According to IBM’s report, statistically data breaches are detected after 9 months.

What does it mean more or less? To analyze what has happened, what is the scope of the breach and how it was performed, it is extremely important to store data for a long period of time. Data breach is not something that happens on a regular basis so while this use case does not generate a significant amount of queries on an everyday basis, it involves a notable cost of data storage related to long retention period.

Crucial database characteristics for storing logs

Based on the above-mentioned use cases, a database designed for storing logs should:

Have low cost of storing data to allow having long retention periods and high verbosity
Allow running queries efficiently over specified time range and aggregating the results

Use cases that require efficient retrieval of log entries based on text search are actually less common than aggregation and filtering by time range, service name or type.

What makes columnar storage OLAP databases so attractive?

The most important requirement for logs databases is to store data in a cheap manner. That’s where columnar storage steps in, as it allows for much heavier compression than row storage. All entries for a given column are stored together, which makes it much easier to compress. Oxla users typically see a compression ratio between 3x to 12x, compared to their previous row based solution. What is more, solutions with decoupled storage and compute like Oxla, can use much cheaper storage solutions than local hard drives.

Let’s take a look at an example of how costs of storing data in row based solution and column based one with decoupled storage and compute might look like. Let’s assume we have 10 TB of raw logs data stored in a row based solution that uses local hard drives like ElasticSearch. To have data redundancy that prevents us from irreversible data loss in case of drive failure we need to replicate data 3 times over 3 nodes. Apart from the data already stored in the database, we need space on our hard drives to store new data. Assuming that it is sufficient to have one third of disk space available for that, which is a dangerously low amount in such a case, to store 10 TB we need to have a drive with 15 TB of free space. Performing threefold data replication, it forces us to have three drives with the total capacity of 45 TB available for storage.

‍

‍

On AWS, the price of gp3 EBS (general purpose elastic block storage) is $0.08/GB/month in the US East data center. The cost of storing the above mentioned amount of data would be $3600/month. On the other hand, if we use a solution with columnar storage, 10TB of raw logs require between 0.8TB to 3.3TB of storage space, which costs between $300-$1200 with threefold replication and free space for insertions. What’s more, if we use a solution with decoupled storage and compute, we can store data on distributed objects storage like AWS S3, Google Cloud Storage (GCS) or Azure Blob Storage. Using this kind of a database eliminates the need for such replication (typical data durability on local drive is up to 99.99% while durability of S3 is 99.999999999%). Additionally, one does not have to pay for capacity as pricing is based on actual data being stored. On top of that, the cost of storing data is lower. On S3 in the US East data center the price is up to $0.023, which means that storing 10TB of compressed data there would cost between 19 and 76 USD per month, which is 50 times cheaper than a row based solution on local drives!

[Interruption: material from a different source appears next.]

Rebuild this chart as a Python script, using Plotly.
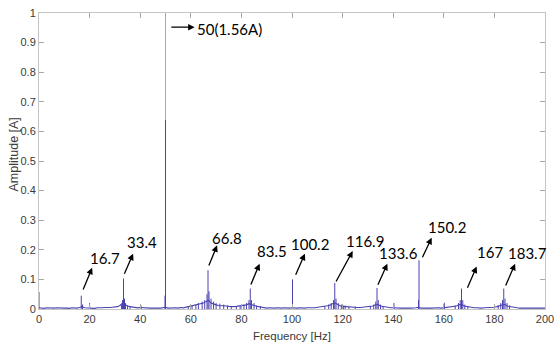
import plotly.graph_objects as go

# ---------------- data ----------------
# broadband floor of the spectrum, one value per Hz from 0 to 200 Hz
floor_freq = list(range(0, 201))
floor_amp = [
    0.004, 0.003, 0.002, 0.004, 0.003, 0.002, 0.003, 0.004, 0.003, 0.002,   # 0-9
    0.003, 0.003, 0.002, 0.004, 0.003, 0.003, 0.005, 0.008, 0.004, 0.003,   # 10-19
    0.003, 0.003, 0.002, 0.004, 0.003, 0.004, 0.005, 0.004, 0.005, 0.006,   # 20-29
    0.006, 0.008, 0.012, 0.020, 0.015, 0.010, 0.008, 0.006, 0.005, 0.004,   # 30-39
    0.005, 0.004, 0.003, 0.004, 0.003, 0.003, 0.004, 0.003, 0.003, 0.005,   # 40-49
    0.006, 0.003, 0.004, 0.003, 0.004, 0.003, 0.005, 0.004, 0.006, 0.008,   # 50-59
    0.009, 0.010, 0.012, 0.014, 0.016, 0.020, 0.025, 0.030, 0.020, 0.016,   # 60-69
    0.014, 0.012, 0.012, 0.010, 0.010, 0.009, 0.008, 0.008, 0.009, 0.010,   # 70-79
    0.011, 0.012, 0.014, 0.018, 0.016, 0.012, 0.009, 0.007, 0.005, 0.004,   # 80-89
    0.003, 0.004, 0.003, 0.003, 0.004, 0.003, 0.003, 0.004, 0.003, 0.003,   # 90-99
    0.004, 0.003, 0.003, 0.004, 0.003, 0.003, 0.004, 0.003, 0.004, 0.004,   # 100-109
    0.005, 0.006, 0.007, 0.009, 0.011, 0.013, 0.018, 0.020, 0.014, 0.011,   # 110-119
    0.009, 0.008, 0.007, 0.006, 0.006, 0.005, 0.005, 0.005, 0.006, 0.006,   # 120-129
    0.007, 0.008, 0.010, 0.014, 0.015, 0.010, 0.008, 0.006, 0.005, 0.004,   # 130-139
    0.004, 0.003, 0.004, 0.003, 0.003, 0.004, 0.003, 0.003, 0.003, 0.004,   # 140-149
    0.006, 0.003, 0.003, 0.004, 0.003, 0.003, 0.004, 0.003, 0.004, 0.003,   # 150-159
    0.004, 0.004, 0.005, 0.006, 0.008, 0.010, 0.014, 0.016, 0.010, 0.008,   # 160-169
    0.006, 0.005, 0.004, 0.004, 0.003, 0.003, 0.004, 0.004, 0.005, 0.005,   # 170-179
    0.006, 0.008, 0.010, 0.014, 0.016, 0.010, 0.008, 0.006, 0.005, 0.004,   # 180-189
    0.003, 0.004, 0.003, 0.003, 0.003, 0.004, 0.003, 0.003, 0.003, 0.003,   # 190-199
    0.003,                                                                   # 200
]
assert len(floor_amp) == len(floor_freq)

# discrete spectral lines (main harmonics and their side components)
line_freq = [
    0.0, 16.7, 17.2, 20.0,
    32.6, 33.0, 33.4, 33.8, 34.2, 35.0, 36.0, 40.3,
    49.8, 50.0,
    59.0, 60.5, 62.0, 63.0, 64.5, 65.5, 66.4, 66.8, 67.2, 68.0, 69.0, 70.0,
    71.5, 73.0, 74.5, 76.0,
    78.0, 79.5, 81.0, 82.0, 83.0, 83.5, 84.0, 85.0, 86.0, 87.5,
    100.2,
    113.0, 114.5, 115.5, 116.4, 116.9, 117.4, 118.3, 119.5, 120.3, 121.0, 122.5, 125.0,
    131.0, 132.3, 133.1, 133.6, 134.1, 135.0, 136.0, 140.3,
    150.0, 150.2, 160.2,
    164.5, 165.8, 166.5, 167.0, 167.5, 168.3, 169.5,
    180.0, 181.5, 182.5, 183.2, 183.7, 184.2, 185.0, 186.0,
]
line_amp = [
    0.057, 0.045, 0.015, 0.020,
    0.015, 0.030, 0.103, 0.035, 0.020, 0.012, 0.010, 0.012,
    0.045, 1.560,
    0.010, 0.012, 0.015, 0.020, 0.025, 0.030, 0.050, 0.131, 0.060, 0.035, 0.025, 0.020,
    0.018, 0.015, 0.012, 0.010,
    0.010, 0.012, 0.015, 0.020, 0.030, 0.069, 0.030, 0.020, 0.012, 0.010,
    0.100,
    0.010, 0.015, 0.020, 0.030, 0.088, 0.035, 0.020, 0.015, 0.012, 0.012, 0.008, 0.008,
    0.010, 0.015, 0.025, 0.071, 0.030, 0.015, 0.010, 0.020,
    0.030, 0.165, 0.021,
    0.012, 0.020, 0.030, 0.069, 0.030, 0.015, 0.010,
    0.010, 0.012, 0.020, 0.030, 0.069, 0.035, 0.020, 0.012,
]
assert len(line_amp) == len(line_freq)

# annotated harmonics
label_texts = ["16.7", "33.4", "66.8", "83.5", "100.2", "116.9",
               "133.6", "150.2", "167", "183.7"]
main_label = "50(1.56A)"

x_ticks = [0, 20, 40, 60, 80, 100, 120, 140, 160, 180, 200]
y_ticks = [0, 0.1, 0.2, 0.3, 0.4, 0.5, 0.6, 0.7, 0.8, 0.9, 1]
y_ticktext = ["0", "0.1", "0.2", "0.3", "0.4", "0.5", "0.6", "0.7", "0.8", "0.9", "1"]

# ---------------- styling / layout ----------------
LINE_COLOR = "#4a42b0"
MAIN_COLOR = "#a6a3da"

# arrow geometry per label: (tail x, tail y, head x, head y, text x, text y)
arrow_geom = [
    (17.2, 0.061, 21.0, 0.139, 26.0, 0.173),
    (33.5, 0.114, 37.2, 0.187, 40.6, 0.227),
    (66.9, 0.142, 70.4, 0.215, 74.5, 0.240),
    (83.5, 0.078, 87.2, 0.153, 92.1, 0.195),
    (101.2, 0.111, 105.1, 0.187, 107.1, 0.219),
    (117.1, 0.088, 124.0, 0.196, 128.8, 0.229),
    (133.7, 0.077, 137.7, 0.153, 141.9, 0.190),
    (151.3, 0.170, 155.2, 0.241, 161.3, 0.276),
    (169.1, 0.067, 173.0, 0.144, 178.1, 0.193),
    (184.2, 0.074, 188.2, 0.153, 192.9, 0.190),
]

# stems: each spectral line drawn from 0 up to its amplitude
stem_x, stem_y = [], []
for f, a in zip(line_freq, line_amp):
    stem_x += [f, f, None]
    stem_y += [0, min(a, 0.64), None]
# the fundamental continues above 0.64 in a lighter tone (anti-aliased trace)
main_idx = line_amp.index(max(line_amp))
main_x = [line_freq[main_idx], line_freq[main_idx]]
main_y = [0.64, line_amp[main_idx]]

fig = go.Figure()
fig.add_trace(go.Scatter(
    x=floor_freq, y=floor_amp, mode="lines",
    line=dict(color=LINE_COLOR, width=1.1), hoverinfo="skip", showlegend=False,
))
fig.add_trace(go.Scatter(
    x=stem_x, y=stem_y, mode="lines", connectgaps=False,
    line=dict(color=LINE_COLOR, width=1), hoverinfo="skip", showlegend=False,
))
fig.add_trace(go.Scatter(
    x=main_x, y=main_y, mode="lines",
    line=dict(color=MAIN_COLOR, width=1), hoverinfo="skip", showlegend=False,
))

annotations = []
ANN_FONT = dict(family="Lato", size=15, color="#000000")
for txt, (tx, ty, hx, hy, lx, ly) in zip(label_texts, arrow_geom):
    annotations.append(dict(
        x=hx, y=hy, ax=tx, ay=ty, xref="x", yref="y", axref="x", ayref="y",
        text="", showarrow=True, arrowhead=2, arrowsize=1.0, arrowwidth=1.3,
        arrowcolor="#000000",
    ))
    annotations.append(dict(
        x=lx, y=ly, xref="x", yref="y", text=txt, showarrow=False,
        xanchor="center", yanchor="middle", font=ANN_FONT,
    ))

annotations.append(dict(
    x=61.5, y=0.952, ax=51.7, ay=0.952, xref="x", yref="y", axref="x", ayref="y",
    text="", showarrow=True, arrowhead=2, arrowsize=1.0, arrowwidth=1.3,
    arrowcolor="#000000",
))
annotations.append(dict(
    x=61.6, y=0.947, xref="x", yref="y", text=main_label, showarrow=False,
    xanchor="left", yanchor="middle", font=ANN_FONT,
))

SANS = "Liberation Sans"
AX_FONT = dict(family=SANS, size=11, color="#3a3a3a")

W, H = 554, 345
L, R, T, B = 39, 9, 13, 36
PW, PH = W - L - R, H - T - B

annotations.append(dict(
    x=(292 - L) / PW, y=1 - (335.5 - T) / PH, xref="paper", yref="paper",
    text="Frequency [Hz]", showarrow=False,
    font=dict(family=SANS, size=11.5, color="#3a3a3a"),
    xanchor="center", yanchor="middle",
))
annotations.append(dict(
    x=(13.5 - L) / PW, y=1 - (155 - T) / PH, xref="paper", yref="paper",
    text="Amplitude [A]", showarrow=False,
    font=dict(family=SANS, size=12.5, color="#3a3a3a"),
    textangle=-90, xanchor="center", yanchor="middle",
))

fig.update_layout(
    width=W, height=H,
    margin=dict(l=L, r=R, t=T, b=B, pad=0, autoexpand=False),
    paper_bgcolor="white", plot_bgcolor="white",
    annotations=annotations,
    xaxis=dict(
        range=[0, 200], tickvals=x_ticks, ticks="inside", ticklen=5,
        tickcolor="#a8a8a8", showline=True, linecolor="#c4c4c4", linewidth=1,
        mirror="ticks", showgrid=False, zeroline=False, tickfont=AX_FONT,
        automargin=False, ticklabeloverflow="allow",
    ),
    yaxis=dict(
        range=[0, 1], tickvals=y_ticks, ticktext=y_ticktext, ticks="inside",
        ticklen=5, tickcolor="#a8a8a8", showline=True, linecolor="#c4c4c4",
        linewidth=1, mirror="ticks", showgrid=False, zeroline=False,
        tickfont=AX_FONT, automargin=False, ticklabeloverflow="allow",
    ),
)

fig.write_html(
    "out.html",
    config={"displayModeBar": False},
    post_script="document.body.style.margin='0';document.body.style.padding='0';",
)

What is also important is that scanning compressed data is much faster than performing the same operation on raw data. With 4x compression ratio we can scan 4 times more rows within the same period of time. Column based storage also allows skipping data from columns that are not needed. In use cases like metrics calculation, it can speed up scanning several times. This superior scanning speed often defies the need to create a reverse index, which makes databases easier to maintain and provides faster data insertion.

When an analytical database is not a way to go?

If you do not need a long retention period, your logs are concise and you perform a lot of queries that are very selective, typically based on text search, an analytical database with columnar storage would be a bad choice. Additionally, in that scenario costs of storage are negligible compared to the cost of the server. What is more, query performance would be based on ability to retrieve several rows based on text search criteria. Columnar storage is efficient in scanning over a range of rows but not in retrieving small subsets of data.

Summary

If you do not care for storage cost and you are mostly running text based search queries then you should stick to solutions like ElasticSearch.

Analytical databases with decoupled storage and compute like Oxla can reduce your storage bill by over 98% and significantly reduce the need for computing power, which translates into further cost reduction.